Liora Bresler
Professor, College of Education
University of IllinoisDr. Bresler's current research and recent writings focus on aesthetic education and qualitative research methodologies, both in the context of the elementary school arts curriculum. Dr. Bresler's presentation title is "Needed Research for Arts Education." In the overview she provided for her presentation, Dr. Bresler writes:
The meaning and possibilities of any art is inseparable from the conditions under which it is generated and experienced. "School art" is no exception. In this paper, I argue that improvement and effective reform is seldom born of merely goal-setting and standards-raising, but rather of intensive analysis of contexts, problems and experiences of participants, and careful delineation of areas susceptible to improvement. Hence the need to complement the philosophical and experimental arts education literature with research studies of the operational and experienced curricula, examining the micro, meso and macro contexts for arts education, and how they affect students' specific and general skills, achievements, and attitudes. The construction of a knowledge base grounded in school reality will facilitate dissemination to various interested communities and constituencies, including school practitioners, and policy makers.
James S. Catterall
Professor of Urban Schooling: Curriculum, Teaching, Leadership and Policy Studies, and Assistant Dean, Administrative Programs, UCLA Graduate School of Education and Information Studies
Dr. Catterall is an expert in education policy.
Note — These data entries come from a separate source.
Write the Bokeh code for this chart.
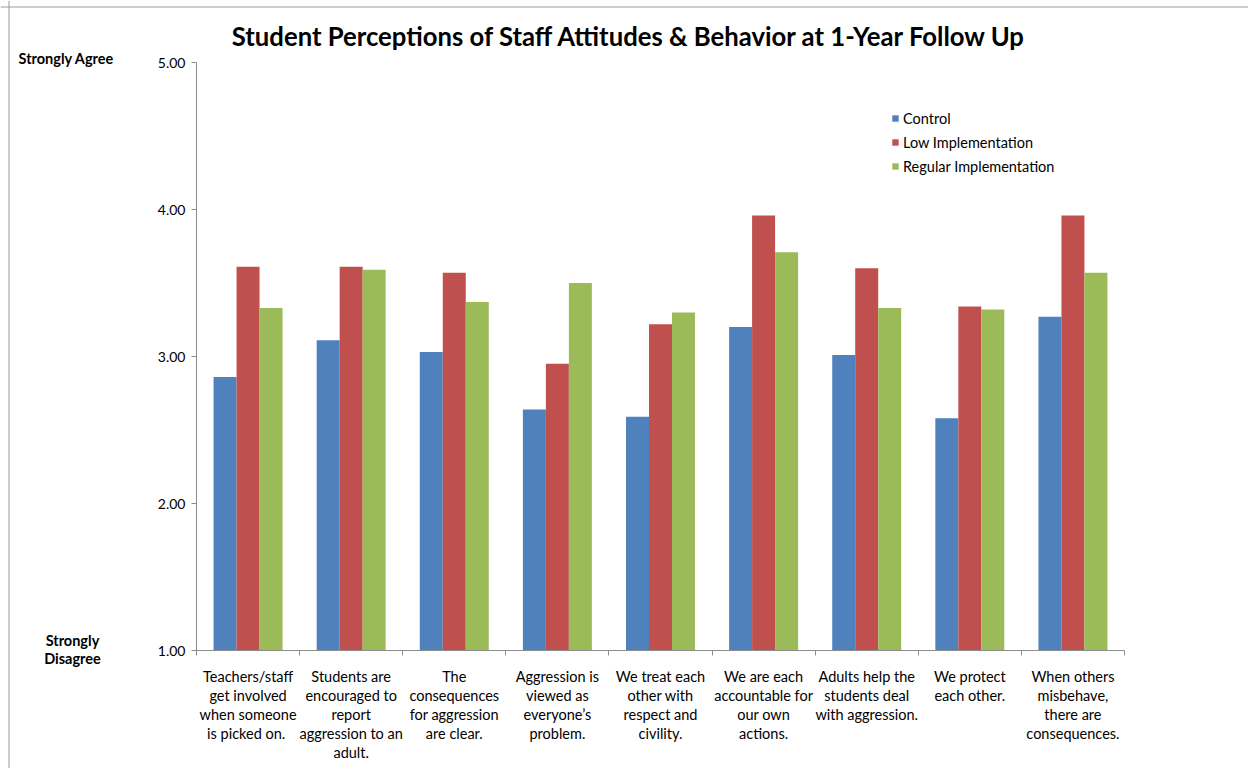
import numpy as np
from bokeh.plotting import figure
from bokeh.models import (Range1d, FixedTicker, NumeralTickFormatter, Legend,
                          LegendItem, Label, LinearAxis, Span)
from bokeh.embed import file_html
from bokeh.resources import INLINE

# Survey statements (x categories), one cluster of bars each
statements = [
    "Teachers/staff\nget involved\nwhen someone\nis  picked on.",
    "Students are\nencouraged to\nreport\naggression to an\nadult.",
    "The\nconsequences\nfor aggression\nare clear.",
    "Aggression is\nviewed as\neveryone\u2019s\nproblem.",
    "We treat each\nother with\nrespect and\ncivility.",
    "We are each\naccountable for\nour own\nactions.",
    "Adults help the\nstudents deal\nwith aggression.",
    "We protect\neach other.",
    "When others\nmisbehave,\nthere are\nconsequences.",
]

# Mean agreement (1 = Strongly Disagree, 5 = Strongly Agree)
control = [2.86, 3.11, 3.03, 2.64, 2.59, 3.20, 3.01, 2.58, 3.27]
low_impl = [3.61, 3.61, 3.57, 2.95, 3.22, 3.96, 3.60, 3.34, 3.96]
regular_impl = [3.33, 3.59, 3.37, 3.50, 3.30, 3.71, 3.33, 3.32, 3.57]

series_names = ["Control", "Low Implementation", "Regular Implementation"]
y_ticks = [1, 2, 3, 4, 5]

FONT = "Lato"
colors = ["#4F81BD", "#C0504D", "#9BBB59"]
AXIS_GREY = "#8c8c8c"

n = len(statements)
centers = np.arange(n) + 0.5
bar_w = 0.223

# 103.11 px per category and 147 px per scale point; the frame fills the
# canvas and the axes sit at fixed data positions inside it, so the side
# captions and the title can be placed in data space.
PX_X, PX_Y = 103.11, 147.0
W, H = 1248, 768
x0 = (0 - 196) / PX_X
y1 = 5 + (62 - 0) / PX_Y
p = figure(width=W, height=H, output_backend="svg", toolbar_location=None,
           x_range=Range1d(x0, x0 + W / PX_X), y_range=Range1d(y1 - H / PX_Y, y1),
           x_axis_location=None, y_axis_location=None,
           min_border=0, min_border_left=0, min_border_right=0,
           min_border_top=0, min_border_bottom=0)
p.outline_line_color = None
p.grid.grid_line_color = None
p.background_fill_color = "white"
p.border_fill_color = "white"

# thin chart-area border along the top and left edges
p.add_layout(Span(location=x0 + 8.5 / PX_X, dimension="height",
                  line_color="#9a9a9a", line_width=1))
p.add_layout(Span(location=y1 - 6.5 / PX_Y, dimension="width",
                  line_color="#9a9a9a", line_width=1))

renderers = []
for k, (vals, col) in enumerate(zip([control, low_impl, regular_impl], colors)):
    r = p.vbar(x=centers + (k - 1) * bar_w, top=vals, bottom=1, width=bar_w,
               fill_color=col, line_color=None)
    renderers.append(r)

# x axis: statement labels under each cluster, small ticks at cluster edges
xa = LinearAxis(fixed_location=1, bounds=(0, n))
xa.ticker = FixedTicker(ticks=list(centers), minor_ticks=list(range(n + 1)))
xa.major_label_overrides = {float(c): s for c, s in zip(centers, statements)}
xa.major_tick_out = 0
xa.major_tick_in = 0
xa.minor_tick_out = 5
xa.minor_tick_in = 0
xa.minor_tick_line_color = AXIS_GREY
xa.axis_line_color = AXIS_GREY
xa.major_label_text_font = FONT
xa.major_label_text_font_size = "14.5px"
xa.major_label_text_color = "#000000"
xa.major_label_standoff = 12
xa.major_label_text_line_height = 1.13
p.add_layout(xa, "below")

# y axis
ya = LinearAxis(fixed_location=0, bounds=(1, 5))
ya.ticker = FixedTicker(ticks=y_ticks, minor_ticks=[])
ya.formatter = NumeralTickFormatter(format="0.00")
ya.major_tick_out = 5
ya.major_tick_in = 0
ya.major_tick_line_color = AXIS_GREY
ya.axis_line_color = AXIS_GREY
ya.major_label_text_font = FONT
ya.major_label_text_font_size = "14px"
ya.major_label_text_color = "#000000"
ya.major_label_standoff = 6
p.add_layout(ya, "left")

legend = Legend(items=[LegendItem(label=nm, renderers=[r])
                       for nm, r in zip(series_names, renderers)],
                location=(891, 768 - 175), padding=0, margin=0, spacing=6,
                glyph_width=8, glyph_height=8, label_height=18,
                label_standoff=4, border_line_color=None,
                background_fill_alpha=0,
                label_text_font=FONT, label_text_font_size="14.5px",
                label_text_color="#000000")
p.add_layout(legend)

p.add_layout(Label(x=4.2, y=5.182,
                   text="Student Perceptions of Staff Attitudes & Behavior at 1-Year Follow Up",
                   text_font=FONT, text_font_style="bold", text_font_size="25.7px",
                   text_align="center", text_baseline="middle", text_color="#000000"))
p.add_layout(Label(x=-1.726, y=5.027, text="Strongly Agree", text_font=FONT,
                   text_font_style="bold", text_font_size="14.5px",
                   text_align="left", text_baseline="middle", text_color="#000000"))
p.add_layout(Label(x=-1.203, y=1.068, text="Strongly", text_font=FONT,
                   text_font_style="bold", text_font_size="14.5px",
                   text_align="center", text_baseline="middle", text_color="#000000"))
p.add_layout(Label(x=-1.203, y=0.946, text="Disagree", text_font=FONT,
                   text_font_style="bold", text_font_size="14.5px",
                   text_align="center", text_baseline="middle", text_color="#000000"))

open("out.html", "w").write(file_html(p, INLINE))
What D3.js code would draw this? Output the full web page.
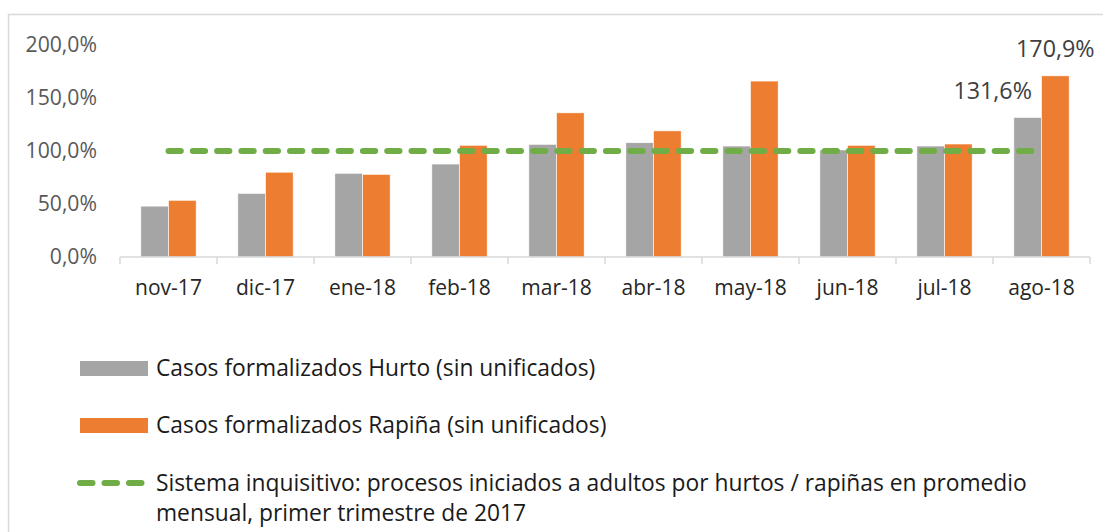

In addition to the issues of equity in education policy, his academic research interests include teachers in communities at risk and the methodlogies they employ to reach their students. Dr. Catterall's presentation is titled "The Arts and Success in Secondary School: Continued Evidence." In this presentation, Dr. Catterall expands on his recent monograph titled "Involvement in the Arts and Success in Secondary School." The extended work examines student performance through grade 12; the analysis also explores involvement in music and mathematics achievement, as well as dramatic arts and communications skills.
Richard Deasy
Director, Arts Education Partnership
Richard Deasy is the Director of the Washington, DC-based Arts Education Partnership, a group effort of more than 100 national organizations committed to promoting arts education in elementary and secondary schools throughout the country. Mr. Deasy will open the Colloquium with a presentation which will focus participants on the theme of "Enlightened Advocacy."